Article Source: IMechE
Technologies to run steel wheels on steel rails at high speed have been evolving since the mid-1960s, when trains ran at a maximum of 100mph.
Now high-speed trains run smoothly at 200mph, with a world record of 357mph achieved in tests.
A £2.75bn tender for the provision and maintenance of 54 high-speed trains for HS2 is being considered by suppliers who will soon submit their bids. These trains will have a maximum speed of 225mph and will be 200m long. In a two-unit formation they will provide 1,100 seats.
The new trains will run on the existing railway and on HS2 phase one, the high-speed line from London Euston which will join the West Coast Main Line (WCML) near Lichfield with a spur to Birmingham. Its planned 2026 opening will see journeys between London and Glasgow, Manchester, Liverpool and Birmingham reduced by 20 minutes.
HS2 will award its train contract early next year. It will require suppliers to use yet-to-be developed technologies, particularly in respect of passenger experience. This will include wayfinding and coach design to ensure a two-minute dwell time at intermediate stations.
On HS2 lines where the platform height will be 1,115mm, this, together with a deployable ‘bridge’ at each train door, will give virtually level gap-free access. Trains on conventional lines will have retractable steps.
Wide range of benefits
Although MPs voted overwhelmingly in favour of HS2 phase one, polls indicate that the line lacks public support. Many consider it to be a vanity project and offer comments such as “why spend billions to save a few minutes between London and Birmingham?” or say the money would be better spent on the existing network. This indicates that HS2’s benefits should be better promoted.

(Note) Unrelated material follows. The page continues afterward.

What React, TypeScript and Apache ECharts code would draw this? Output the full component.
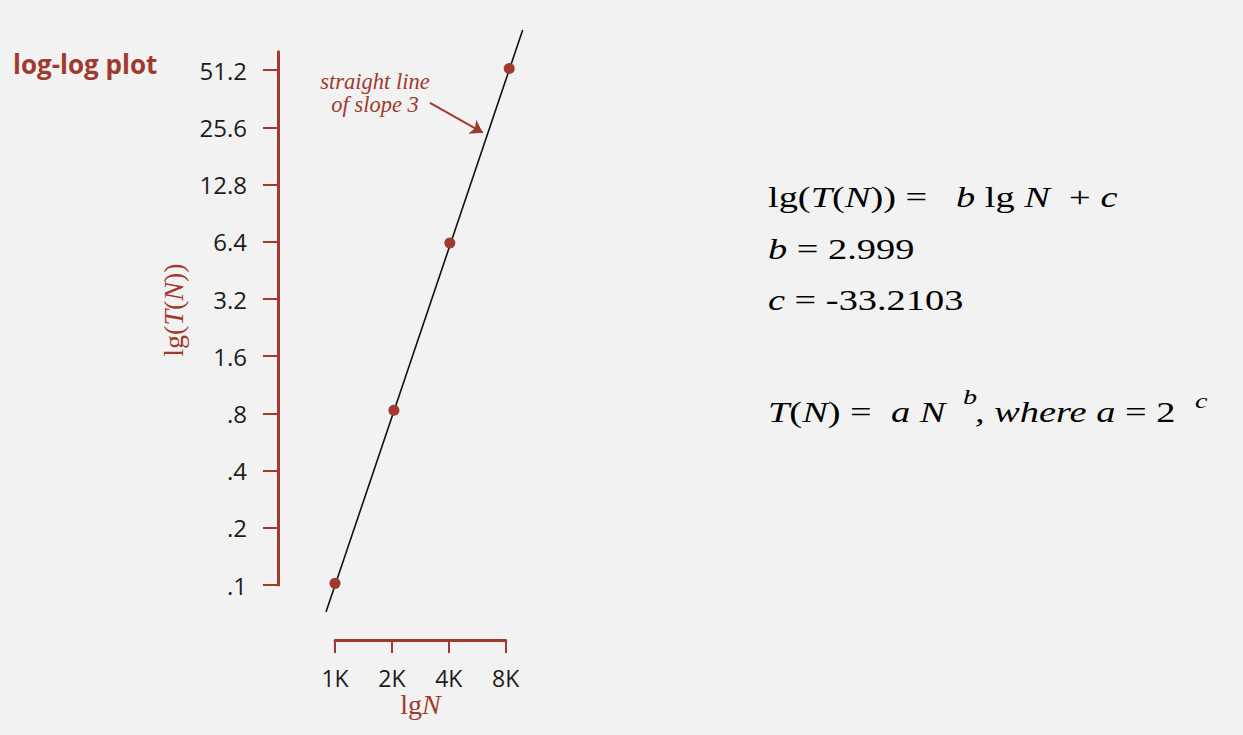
import React, { useEffect, useRef } from "react";
import * as echarts from "echarts";

// ---- data ----
const nValuesK = [1, 2.05, 4.05, 8.35]; // problem size N, in thousands
const tSeconds = [0.102, 0.83, 6.3, 52.3]; // running time T(N), seconds
const fitLineN = [0.896, 9.84]; // ends of the fitted straight line (K)
const fitLineT = [0.072, 83.3]; // ends of the fitted straight line (s)
const yTickValues = [0.1, 0.2, 0.4, 0.8, 1.6, 3.2, 6.4, 12.8, 25.6, 51.2];
const yTickLabels = [".1", ".2", ".4", ".8", "1.6", "3.2", "6.4", "12.8", "25.6", "51.2"];
const xTickValues = [1, 2, 4, 8];
const xTickLabels = ["1K", "2K", "4K", "8K"];

const lg = (v: number) => Math.log2(v);
const RED = "#a13a2e";
const INK = "#1c1c1c";
const SANS = "'Open Sans', 'DejaVu Sans', sans-serif";
const SERIF = "'Liberation Serif', 'DejaVu Serif', serif";

const labelFrom = (vals: number[], labels: string[]) => (v: number) => {
  const i = vals.findIndex((t) => Math.abs(lg(t) - v) < 1e-6);
  return i >= 0 ? labels[i] : "";
};

const FS = 30;
const SX = 1.28;
const rich = {
  r: { fontFamily: SERIF, fontSize: FS, fill: "#000" },
  i: { fontFamily: SERIF, fontSize: FS, fontStyle: "italic", fill: "#000" },
};
const formula = (text: string, x: number, y: number, size = FS) => ({
  type: "text",
  x,
  y,
  scaleX: SX,
  silent: true,
  style: {
    text,
    rich: size === FS ? rich : undefined,
    fontFamily: SERIF,
    fontSize: size,
    fontStyle: size === FS ? "normal" : "italic",
    fill: "#000",
    align: "left",
    verticalAlign: "middle",
  },
});

export default function App() {
  const ref = useRef<HTMLDivElement>(null);
  useEffect(() => {
    document.body.style.margin = "0";
    document.body.style.background = "#f2f2f2";
    const chart = echarts.init(ref.current!, null, { renderer: "svg" });
    const option: any = {
      animation: false,
      backgroundColor: "#f2f2f2",
      grid: [
        { left: 278.1, top: 13, width: 284.5, height: 629.2, containLabel: false, outerBoundsMode: "none" },
        { left: 278, top: 51.8, width: 60, height: 533.2, containLabel: false, outerBoundsMode: "none" },
        { left: 335, top: 600, width: 170.7, height: 40, containLabel: false, outerBoundsMode: "none" },
      ],
      xAxis: [
        { gridIndex: 0, type: "value", min: lg(0.5), max: lg(16), show: false },
        { gridIndex: 1, type: "value", min: 0, max: 1, show: false },
        {
          gridIndex: 2,
          type: "value",
          min: lg(1),
          max: lg(8),
          position: "bottom",
          axisLine: { show: true, onZero: false, lineStyle: { color: RED, width: 3 } },
          axisTick: {
            show: true,
            length: 13,
            lineStyle: { color: RED, width: 2 },
            customValues: xTickValues.map(lg),
          },
          axisLabel: {
            customValues: xTickValues.map(lg),
            formatter: labelFrom(xTickValues, xTickLabels),
            margin: 26,
            color: INK,
            fontSize: 23,
            fontFamily: SANS,
          },
          splitLine: { show: false },
          name: "{r|lg}{i|N}",
          nameLocation: "middle",
          nameGap: 50,
          nameTextStyle: {
            color: RED,
            rich: {
              r: { fontFamily: SERIF, fontSize: 28, color: RED },
              i: { fontFamily: SERIF, fontSize: 28, fontStyle: "italic", color: RED },
            },
          },
        },
      ],
      yAxis: [
        { gridIndex: 0, type: "value", min: lg(0.05), max: lg(102.4), show: false },
        {
          gridIndex: 1,
          type: "value",
          min: lg(0.1),
          max: lg(64),
          position: "left",
          axisLine: { show: true, onZero: false, lineStyle: { color: RED, width: 3 } },
          axisTick: {
            show: true,
            length: 15,
            lineStyle: { color: RED, width: 2 },
            customValues: yTickValues.map(lg),
          },
          axisLabel: {
            customValues: yTickValues.map(lg),
            formatter: labelFrom(yTickValues, yTickLabels),
            margin: 31,
            color: INK,
            fontSize: 24,
            fontFamily: SANS,
          },
          splitLine: { show: false },
        },
        { gridIndex: 2, type: "value", min: 0, max: 1, show: false },
      ],
      series: [
        {
          type: "line",
          xAxisIndex: 0,
          yAxisIndex: 0,
          data: fitLineN.map((n, i) => [lg(n), lg(fitLineT[i])]),
          showSymbol: false,
          symbol: "none",
          lineStyle: { color: "#111", width: 1.6 },
          silent: true,
          z: 2,
        },
        {
          type: "scatter",
          xAxisIndex: 0,
          yAxisIndex: 0,
          data: nValuesK.map((n, i) => [lg(n), lg(tSeconds[i])]),
          symbolSize: 11,
          itemStyle: { color: RED, opacity: 1 },
          z: 3,
          markLine: {
            silent: true,
            symbol: ["none", "arrow"],
            symbolSize: 12,
            label: { show: false },
            lineStyle: { color: RED, width: 2, type: "solid" },
            data: [[{ coord: [lg(3.18), lg(34.5)] }, { coord: [lg(6.05), lg(24.0)] }]],
          },
        },
      ],
      graphic: [
        {
          type: "text",
          x: 13,
          y: 64,
          style: {
            text: "log-log plot",
            fill: RED,
            fontFamily: SANS,
            fontWeight: "bold",
            fontSize: 26,
            align: "left",
            verticalAlign: "middle",
          },
        },
        {
          type: "text",
          x: 375,
          y: 93,
          style: {
            text: "straight line\nof slope 3",
            fill: RED,
            fontFamily: SERIF,
            fontStyle: "italic",
            fontSize: 22.5,
            lineHeight: 23,
            align: "center",
            verticalAlign: "middle",
          },
        },
        {
          type: "text",
          x: 173,
          y: 310,
          rotation: Math.PI / 2,
          style: {
            text: "{r|lg(}{i|T}{r|(}{i|N}{r|))}",
            rich: {
              r: { fontFamily: SERIF, fontSize: 28, fill: RED },
              i: { fontFamily: SERIF, fontSize: 28, fontStyle: "italic", fill: RED },
            },
            fill: RED,
            align: "center",
            verticalAlign: "middle",
          },
        },
        formula("{r|lg(}{i|T}{r|(}{i|N}{r|)) =   }{i|b}{r| lg }{i|N}{r|  + }{i|c}", 768, 197),
        formula("{i|b}{r| = 2.999}", 768, 249),
        formula("{i|c}{r| = -33.2103}", 768, 300),
        formula("{i|T}{r|(}{i|N}{r|) =  }{i|a}{r| }{i|N}", 768, 412),
        formula("b", 963, 396, 22),
        formula("{i|, where a}{r| = 2}", 975, 412),
        formula("c", 1195, 400, 22),
      ],
    };
    chart.setOption(option);
    return () => chart.dispose();
  }, []);
  return (
    <div
      ref={ref}
      style={{ position: "fixed", left: 0, top: 0, width: 1243, height: 735, background: "#f2f2f2" }}
    />
  );
}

Over the past 20 years rail passenger traffic has doubled, and it seems certain to further increase. When fully complete in 2033, HS2 will provide a step change in capacity. It will connect 30 million people and eight of Britain’s 10 largest cities and call at over 25 stations. The alternative of increasing capacity by giving existing lines additional tracks would be hugely disruptive and probably cost about the same.

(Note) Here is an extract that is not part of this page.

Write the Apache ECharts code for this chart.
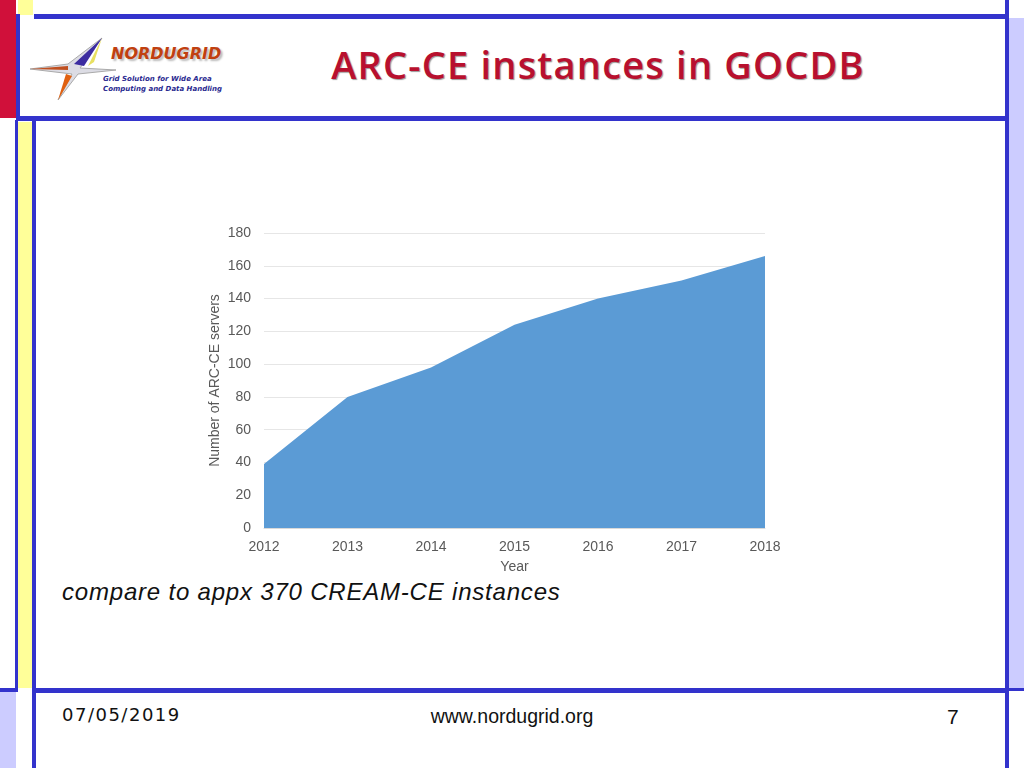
<!DOCTYPE html>
<html><head><meta charset="utf-8">
<script src="https://cdn.jsdelivr.net/npm/echarts@6/dist/echarts.min.js"></script>
<style>
body{margin:0;width:1024px;height:768px;position:relative;background:#fff;overflow:hidden;font-family:"Liberation Sans",Arial,sans-serif}
.b{position:absolute}
</style></head><body>
<div class="b" style="left:0;top:0;width:16px;height:118px;background:#d0103a"></div>
<div class="b" style="left:18px;top:0;width:15px;height:15px;background:#ffff99"></div>
<div class="b" style="left:18px;top:122px;width:15px;height:566px;background:#ffff99"></div>
<div class="b" style="left:0;top:692px;width:16px;height:76px;background:#ccccff"></div>
<div class="b" style="left:1008px;top:18px;width:16px;height:671px;background:#ccccff"></div>
<div class="b" style="left:34px;top:14px;width:975px;height:5px;background:#3333cc"></div>
<div class="b" style="left:17px;top:116px;width:989px;height:5px;background:#3333cc"></div>
<div class="b" style="left:16px;top:14px;width:4px;height:106px;background:#3333cc"></div>
<div class="b" style="left:15px;top:120px;width:3px;height:570px;background:#3333cc"></div>
<div class="b" style="left:32px;top:120px;width:4px;height:648px;background:#3333cc"></div>
<div class="b" style="left:1005px;top:0;width:4px;height:768px;background:#3333cc"></div>
<div class="b" style="left:0;top:688px;width:18px;height:4px;background:#3333cc"></div>
<div class="b" style="left:34px;top:688px;width:975px;height:5px;background:#3333cc"></div>
<div class="b" style="left:1008px;top:688px;width:16px;height:3px;background:#3333cc"></div>
<svg class="b" style="left:28px;top:36px" width="90" height="66" viewBox="0 0 90 66">
<polygon points="2,33 40,28 74,2 52,32 88,34 50,38 30,64 44,38" fill="#dcdce4" stroke="#aaa" stroke-width="1"/>
<polygon points="56,30 74,2 46,28" fill="#3c2ca0"/><polygon points="60,30 74,2 66,26" fill="#e8e060"/>
<polygon points="30,64 44,40 38,38" fill="#e06010"/><polygon points="2,33 40,30 40,34" fill="#c05020"/>
</svg>
<div class="b" style="left:111px;top:44px;font:italic bold 16px 'DejaVu Sans',sans-serif;color:#c04010;text-shadow:2px 2px 2px #bbb">NORDUGRID</div>
<div class="b" style="left:103px;top:74px;font:italic bold 7px 'DejaVu Sans',sans-serif;color:#2a2a90;line-height:10px">Grid Solution for Wide Area<br>Computing and Data Handling</div>
<div class="b" style="left:0;width:1196px;top:38px;text-align:center;font:600 38px 'Open Sans',sans-serif;letter-spacing:1.2px;color:#b8102e;text-shadow:1px 1px 1px #999">ARC-CE instances in GOCDB</div>
<div class="b" style="left:62px;top:578px;font:italic 24px 'Liberation Sans',Arial,sans-serif;letter-spacing:0.8px;color:#111">compare to appx 370 CREAM-CE instances</div>
<div class="b" style="left:62px;top:704px;font:18px 'DejaVu Sans',sans-serif;letter-spacing:1.5px;color:#111">07/05/2019</div>
<div class="b" style="left:0;width:1024px;top:705px;text-align:center;font:19.5px 'Liberation Sans',Arial,sans-serif;color:#111">www.nordugrid.org</div>
<div class="b" style="left:947px;top:705px;font:21px 'Liberation Sans',Arial,sans-serif;color:#111">7</div>
<div id="c" class="b" style="left:0;top:0;width:1024px;height:768px"></div>
<script>
const years=['2012','2013','2014','2015','2016','2017','2018'];
const servers=[39,80,98,124,140,151,166];
const ch=echarts.init(document.getElementById('c'));
const f={color:'#595959',fontSize:14,fontFamily:'Liberation Sans'};
ch.setOption({
 animation:false,
 grid:{left:264,right:259,top:233,bottom:240},
 xAxis:{type:'category',data:years,boundaryGap:false,name:'Year',nameLocation:'middle',nameGap:32,
  nameTextStyle:f,axisLine:{lineStyle:{color:'#d9d9d9'}},axisTick:{show:false},
  axisLabel:Object.assign({margin:12},f)},
 yAxis:{type:'value',min:0,max:180,interval:20,name:'Number of ARC-CE servers',nameLocation:'middle',nameGap:42,
  nameTextStyle:f,splitLine:{lineStyle:{color:'#e6e6e6'}},axisLabel:Object.assign({margin:13},f)},
 series:[{type:'line',data:servers,symbol:'none',lineStyle:{width:0},areaStyle:{color:'#5b9bd5',opacity:1}}]
});
</script>
</body></html>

So HS2 phase one is not just a line to Birmingham. Once completed, only three of its 10 trains per hour from London will go to Birmingham. It is more meaningful to consider phase one as a bypass for the first 120 miles of the WCML. It will be the railway equivalent of the first section of M1 motorway, although a railway requires less land-take.
The extra capacity released will provide Euston with 11,300 peak-hour commuter seats compared with the present 6,400 seats. It will also provide more freight train paths.
After 2033, HS2 will serve Manchester and Leeds and bypass 190 miles of the WCML and 179 miles of the East Coast Main Line (ECML). Its 18 trains an hour from London will then release capacity on the WCML, ECML and Midland Main Lines.
HS2 will be a high-capacity railway as it will operate on a dedicated route with all trains having the same performance characteristics. In contrast, capacity is significantly less on a mixed-traffic railway where trains travel at different speeds.
By 2033 HS2 plans to deliver 351 miles of high-speed railway and 160 trains at a cost of £56bn. It will carry 300,000 passengers on routes to all major cities north of London. Without this boost to capacity, predictions indicate that crowding will be untenable.
The project also offers wider economic benefits. The world’s 20,000 miles of high-speed rail have been shown to accelerate the pace of economic growth.
HS2’s high cost should be subject to scrutiny. However, any evaluation must consider all its benefits and the cost of not providing the required step change in capacity.